- Born: January 21, 1920 Belleville, Illinois
- Died: January 3, 2013 (aged 92)
- Occupations: television executive, executive producer, television producer

= Paul Taff =

Paul Kenneth Taff (January 21, 1920 in Belleville, Illinois – January 3, 2013) was an American television executive, executive producer, and television producer. His credits included Mister Rogers' Neighborhood. Taff spearheaded the funding for Julia Child's first cooking show, The French Chef, which allowed the show to be aired nationwide and launched Child's television career.

Taff had an over 70-year career in broadcasting. His career started during his college years as a control room operator and occasional announcer on WSOY radio in Decatur, Illinois. That beginning was followed by positions as continuity director and assistant program director at KFUO radio, St. Louis; program director at WBEZ radio, Chicago; program director at WTVP television, Decatur, Illinois; station manager at WMVS, an educational television station in Milwaukee, Wisconsin; director of children’s programs and director of program operations, National Educational Television (NET), New York City, the predecessor to the Public Broadcasting Service (PBS); president and general manager of Connecticut Educational Telecommunications Company, Hartford, Connecticut, which subsequently became Connecticut Public Broadcasting; and executive director, president and president emeritus of the Connecticut Broadcasters Association.

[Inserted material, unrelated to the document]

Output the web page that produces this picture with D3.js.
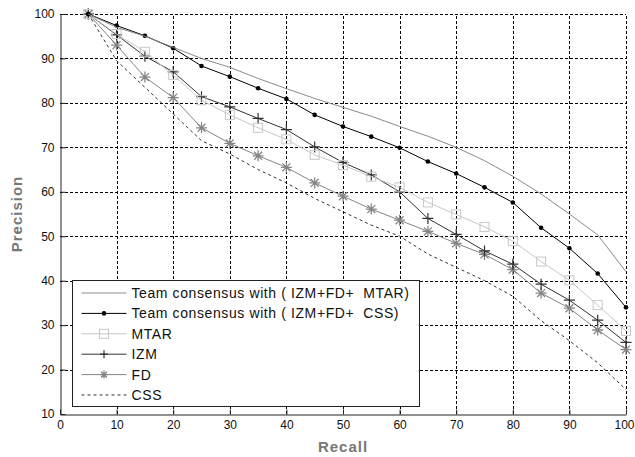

Taff graduated from Belleville High School and from Millikin University. He later received a master's degree in speech from Northwestern University and an honorary doctorate of humane letters from the University of New Haven.

Taff became the first television broadcaster to appear on WTVP (now WAND) in 1953, In Decatur, Illinois.

As Director of Children's Programs for National Educational Television, he helped to secure funding to acquire the broadcasting rights for Mister Rogers' Neighborhood. and bring it to a national television audience.

A resident of Glastonbury, Connecticut, Taff died on January 3, 2013, at the age of 92.